Head of the Political Secretariat of Brothers of Italy
- Incumbent
- Assumed office 24 August 2023
- Leader: Giorgia Meloni

Personal details
- Born: 26 May 1975 (age 51) Rome, Italy
- Party: FdI (since 2022)
- Other political affiliations: MSI (1992–1995) AN (1995–2009) Independent (2009–2022)
- Domestic partner: Francesco Lollobrigida (2000–2024)
- Children: 2

= Arianna Meloni =

Italian politician, sister of Georgia Meloni (born 1975)

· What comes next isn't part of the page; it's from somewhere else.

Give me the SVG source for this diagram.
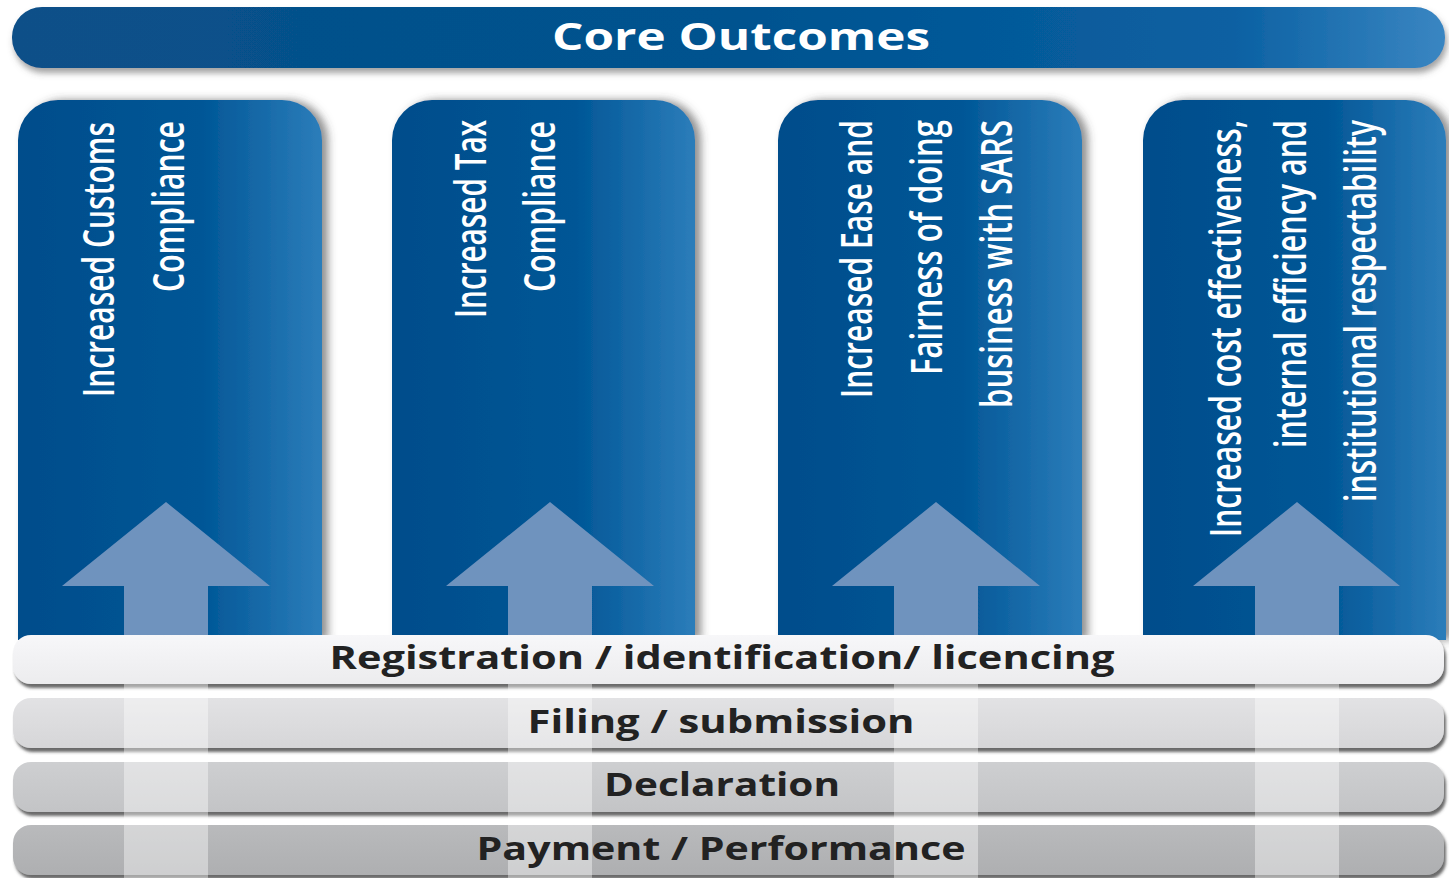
<svg xmlns="http://www.w3.org/2000/svg" width="1449" height="878" viewBox="0 0 1449 878">
  <defs>
    <linearGradient id="gTop" x1="0" y1="0" x2="1" y2="0">
      <stop offset="0" stop-color="#0a5088"/>
      <stop offset="0.5" stop-color="#00528f"/>
      <stop offset="0.85" stop-color="#0a60a2"/>
      <stop offset="1" stop-color="#3a86c2"/>
    </linearGradient>
    <linearGradient id="gCol" x1="0" y1="0" x2="1" y2="0">
      <stop offset="0" stop-color="#004d8b"/>
      <stop offset="0.6" stop-color="#005696"/>
      <stop offset="1" stop-color="#2c7dba"/>
    </linearGradient>
    <linearGradient id="gB1" x1="0" y1="0" x2="0" y2="1">
      <stop offset="0" stop-color="#f7f7f9"/>
      <stop offset="1" stop-color="#ececee"/>
    </linearGradient>
    <linearGradient id="gB2" x1="0" y1="0" x2="0" y2="1">
      <stop offset="0" stop-color="#e2e2e4"/>
      <stop offset="1" stop-color="#d6d6d8"/>
    </linearGradient>
    <linearGradient id="gB3" x1="0" y1="0" x2="0" y2="1">
      <stop offset="0" stop-color="#cecfd1"/>
      <stop offset="1" stop-color="#c3c4c6"/>
    </linearGradient>
    <linearGradient id="gB4" x1="0" y1="0" x2="0" y2="1">
      <stop offset="0" stop-color="#b9babc"/>
      <stop offset="1" stop-color="#aeafb1"/>
    </linearGradient>
    <filter id="fTop" x="-5%" y="-30%" width="110%" height="180%">
      <feDropShadow dx="2" dy="5" stdDeviation="3" flood-color="#555" flood-opacity="0.55"/>
    </filter>
    <filter id="fCol" x="-10%" y="-10%" width="125%" height="120%">
      <feDropShadow dx="6" dy="0" stdDeviation="4" flood-color="#444" flood-opacity="0.6"/>
    </filter>
    <filter id="fBand" x="-5%" y="-30%" width="110%" height="180%">
      <feDropShadow dx="2" dy="4" stdDeviation="1.5" flood-color="#444" flood-opacity="0.8"/>
    </filter>
    <style>
      .col { fill: url(#gCol); filter: url(#fCol); }
      .arrow { fill: #6f93be; }
      .shaft { fill: #ffffff; fill-opacity: 0.4; }
      .vt { font-family: "Open Sans", "Liberation Sans", sans-serif; font-weight: 600; font-size: 44px; fill: #ffffff; }
      .bt { font-family: "Open Sans", "Liberation Sans", sans-serif; font-weight: bold; font-size: 32px; fill: #222222; text-anchor: middle; }
      .tt { font-family: "Open Sans", "Liberation Sans", sans-serif; font-weight: bold; font-size: 38px; fill: #ffffff; text-anchor: middle; }
      .band { filter: url(#fBand); }
    </style>
  </defs>
  <rect width="1449" height="878" fill="#ffffff"/>

  <g id="core-outcomes">
    <rect x="12" y="7" width="1433" height="61" rx="30" fill="url(#gTop)" filter="url(#fTop)"/>
    <text class="tt" x="741" y="50" textLength="378" lengthAdjust="spacingAndGlyphs">Core Outcomes</text>
  </g>

  <g id="col-customs">
    <path class="col" d="M18,640 V140 A40,40 0 0 1 58,100 H282 A40,40 0 0 1 322,140 V640 Z"/>
    <polygon class="arrow" points="166,502 270,586 208,586 208,640 124,640 124,586 62,586"/>
    <text class="vt" transform="translate(114,397) rotate(-90)" textLength="275" lengthAdjust="spacingAndGlyphs">Increased Customs</text>
    <text class="vt" transform="translate(184,292) rotate(-90)" textLength="171" lengthAdjust="spacingAndGlyphs">Compliance</text>
  </g>

  <g id="col-tax">
    <path class="col" d="M392,640 V140 A40,40 0 0 1 432,100 H655 A40,40 0 0 1 695,140 V640 Z"/>
    <polygon class="arrow" points="550,502 654,586 592,586 592,640 508,640 508,586 446,586"/>
    <text class="vt" transform="translate(486,318) rotate(-90)" textLength="198" lengthAdjust="spacingAndGlyphs">Increased Tax</text>
    <text class="vt" transform="translate(555,292) rotate(-90)" textLength="171" lengthAdjust="spacingAndGlyphs">Compliance</text>
  </g>

  <g id="col-ease">
    <path class="col" d="M778,640 V140 A40,40 0 0 1 818,100 H1042 A40,40 0 0 1 1082,140 V640 Z"/>
    <polygon class="arrow" points="936,502 1040,586 978,586 978,640 894,640 894,586 832,586"/>
    <text class="vt" transform="translate(872,398) rotate(-90)" textLength="278" lengthAdjust="spacingAndGlyphs">Increased Ease and</text>
    <text class="vt" transform="translate(942,375) rotate(-90)" textLength="255" lengthAdjust="spacingAndGlyphs">Fairness of doing</text>
    <text class="vt" transform="translate(1012,408) rotate(-90)" textLength="288" lengthAdjust="spacingAndGlyphs">business with SARS</text>
  </g>

  <g id="col-cost">
    <path class="col" d="M1143,640 V140 A40,40 0 0 1 1183,100 H1406 A40,40 0 0 1 1446,140 V640 Z"/>
    <polygon class="arrow" points="1297,502 1400,586 1339,586 1339,640 1255,640 1255,586 1193,586"/>
    <text class="vt" transform="translate(1241,537) rotate(-90)" textLength="417" lengthAdjust="spacingAndGlyphs">Increased cost effectiveness,</text>
    <text class="vt" transform="translate(1306,448) rotate(-90)" textLength="328" lengthAdjust="spacingAndGlyphs">internal efficiency and</text>
    <text class="vt" transform="translate(1376,502) rotate(-90)" textLength="382" lengthAdjust="spacingAndGlyphs">institutional respectability</text>
  </g>

  <g id="band-payment">
    <rect class="band" x="13" y="825" width="1431" height="50" rx="18" fill="url(#gB4)"/>
  </g>
  <g id="band-declaration">
    <rect class="band" x="13" y="762" width="1431" height="50" rx="18" fill="url(#gB3)"/>
  </g>
  <g id="band-filing">
    <rect class="band" x="13" y="698" width="1431" height="50" rx="18" fill="url(#gB2)"/>
  </g>
  <g id="band-registration">
    <rect class="band" x="13" y="635" width="1431" height="49" rx="18" fill="url(#gB1)"/>
  </g>

  <g id="shafts">
    <rect class="shaft" x="124" y="684" width="84" height="194"/>
    <rect class="shaft" x="508" y="684" width="84" height="194"/>
    <rect class="shaft" x="894" y="684" width="84" height="194"/>
    <rect class="shaft" x="1255" y="684" width="84" height="194"/>
  </g>

  <g id="band-labels">
    <text class="bt" x="722" y="669" textLength="785" lengthAdjust="spacingAndGlyphs">Registration / identification/ licencing</text>
    <text class="bt" x="721" y="733" textLength="387" lengthAdjust="spacingAndGlyphs">Filing / submission</text>
    <text class="bt" x="722" y="796" textLength="236" lengthAdjust="spacingAndGlyphs">Declaration</text>
    <text class="bt" x="721" y="860" textLength="489" lengthAdjust="spacingAndGlyphs">Payment / Performance</text>
  </g>

  <g id="connectors"></g>
</svg>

Arianna Meloni (born 26 May 1975) is an Italian politician of Brothers of Italy, serving as the Head of the Political Secretariat under the leadership of her sister, Giorgia Meloni.

==Biography==
Arianna Meloni was born on 26 May 1975 in Rome, Italy. Her father, Francesco Meloni, was the son of Nino Meloni, a radio director from Sardinia, and the actress Zoe Incrocci from Lombardy. Meloni's mother, Anna Paratore, is from Sicily. Her father was a tax advisor and, according to some political profiles, had communist sympathies and voted for the Italian Communist Party, while her mother later became a novelist. Her father abandoned the family in 1978 when she was three years old, moving to the Canary Islands and remarrying. She has a younger sister, Giorgia.

From the age of 17, like her sister Giorgia, she became involved in politics, obtaining her first party membership card with the neo-fascist Italian Social Movement (MSI). However, over the years, she remained largely out of the political spotlight. She temporarily left her law studies at university to enter the workforce and, since 2000, she has been employed by the Lazio regional government.

Since the early 2000s, she has been in a relationship with Francesco Lollobrigida, a right-wing politician and Minister of Agriculture since 2022. The couple had two daughters, Vittoria and Rachele. However, their relationship ended in 2024.

In 2022, her sister was elected Prime Minister of Italy and, in 2023, Meloni was appointed head of the political secretariat of Brothers of Italy (FdI).